(Manila, June 22, 2017) – Students across the Philippines experience bullying and discrimination in school because of their sexual orientation and gender identity, Human Rights Watch said in a report released today. While Philippine law provides protections against discrimination and exclusion in schools, lawmakers and school administrators need to take steps to ensure they are fully implemented.
The 68-page report, “‘Just Let Us Be’: Discrimination Against LGBT Students in the Philippines,” documents the range of abuses against lesbian, gay, bisexual, and transgender (LGBT) students in secondary school. It details widespread bullying and harassment, discriminatory policies and practices, and an absence of supportive resources that undermine the right to education under international law and put LGBT youth at risk.

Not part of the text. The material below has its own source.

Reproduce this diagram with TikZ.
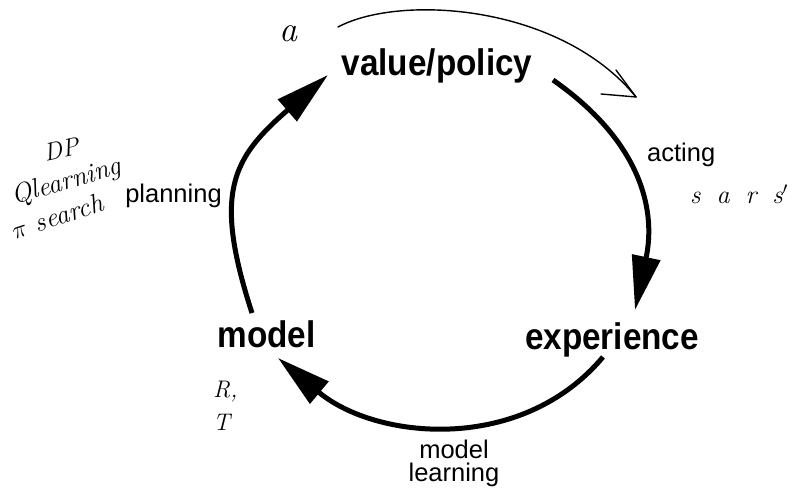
\documentclass[tikz,border=0pt]{standalone}
\usepackage{fontspec}
\usepackage{graphicx}
\newfontfamily\labfont{Liberation Sans}
\newfontfamily\boldlab[FakeStretch=0.9]{Liberation Sans}
\usetikzlibrary{arrows.meta,calc}
\begin{document}
\begin{tikzpicture}[x=1pt,y=1pt,
  bigtext/.style={font=\boldlab\bfseries\fontsize{37}{40}\selectfont, inner sep=0pt, anchor=base},
  smalltext/.style={font=\labfont\fontsize{25.5}{23}\selectfont, inner sep=0pt},
  cyc/.style={line width=5pt, -{Triangle[length=54pt,width=28pt]}},
  hand/.style={inner sep=0pt, font=\itshape\fontsize{27}{29}\selectfont},
  handline/.style={line width=1.4pt, line cap=round, line join=round}]
\useasboundingbox (0,0) rectangle (800,494);
\fill[white] (0,0) rectangle (800,494);

\node[bigtext] (vp) at (437,418) {value/policy};
\node[bigtext] (exp) at (612,144) {experience};
\node[bigtext] (mod) at (266.5,146) {model};
\node[smalltext, anchor=base west] (act) at (647,332) {acting};
\node[smalltext, anchor=base] (plan) at (173.5,291) {planning};
\node[smalltext, anchor=north, align=center] (ml) at (454,54) {model\\learning};

\draw[cyc] ($(vp.base)+(116,-4)$) to[out=-35,in=78,looseness=1.1] ($(exp.base)+(23,40)$);
\draw[cyc] ($(exp.base)+(-9,-7)$) to[out=-130,in=-40] ($(mod.base)+(11.5,-10)$);
\draw[cyc] ($(mod.base)+(-14.5,35)$) to[out=108,in=221,looseness=1.3] ($(vp.base)+(-109,1)$);

% handwritten annotations
\node[hand, font=\itshape\fontsize{36}{38}\selectfont, anchor=base] (ha) at (288,452) {a};
\coordinate (hs) at (338,467);
\coordinate (ht) at (636,397);
\draw[handline] (hs) .. controls (400,500) and (560,490) .. (ht);
\draw[handline] ($(ht)+(-20,27)$) -- (ht) -- ($(ht)+(-35,3)$);

\node[hand, font=\itshape\fontsize{25}{27}\selectfont, anchor=south west] (dp) at (42,332) {\rotatebox{12}{DP}};
\node[hand, anchor=south west] (ql) at (9,284) {\rotatebox{16}{Qlearning}};
\node[hand, anchor=south west] (ps) at (9,254) {\rotatebox{18}{$\pi$ search}};
\node[hand, font=\itshape\fontsize{26}{28}\selectfont, anchor=base west] (sars) at (690,290) {s\hspace{16pt}a\hspace{16pt}r\hspace{16pt}s$'$};
\node[hand, font=\itshape\fontsize{24}{26}\selectfont, anchor=north west, align=left] (rt) at (213,113) {R,\\[7pt]T};
\end{tikzpicture}
\end{document}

“LGBT students in the Philippines are often the targets of ridicule and even violence,” said Ryan Thoreson, a fellow in the LGBT rights program at Human Rights Watch. “And in many instances, teachers and administrators are participating in this mistreatment instead of speaking out against discrimination and creating classrooms where everybody can learn.”
Human Rights Watch conducted in-depth interviews and discussions with 98 students and 46 parents, teachers, counselors, administrators, service providers, and experts on education in 10 cities in Luzon and the Visayas. LGBT students said that existing protections are irregularly or incompletely implemented, and that secondary school policies and practices often facilitate discrimination and fail to provide LGBT students with information and support.
Discrimination Against LGBT Students in the Philippines
Yet Human Rights Watch’s research shows that LGBT students still encounter physical bullying, verbal harassment, sexual assault, and cyberbullying in schools. Many students were not aware of anti-bullying policies or did not know where to seek help if they were persistently bullied.
“They say that gays are the main focus of HIV,” said Jonas E., a 17-year-old gay boy in high school in Mandaue City. “I’m a bit ashamed of that, because I was once in section where I’m the only gay, and they kept pointing at me.” Virtually none of the students interviewed had received LGBT-inclusive sexuality education, leaving them ill-equipped to navigate relationships and keep themselves safe.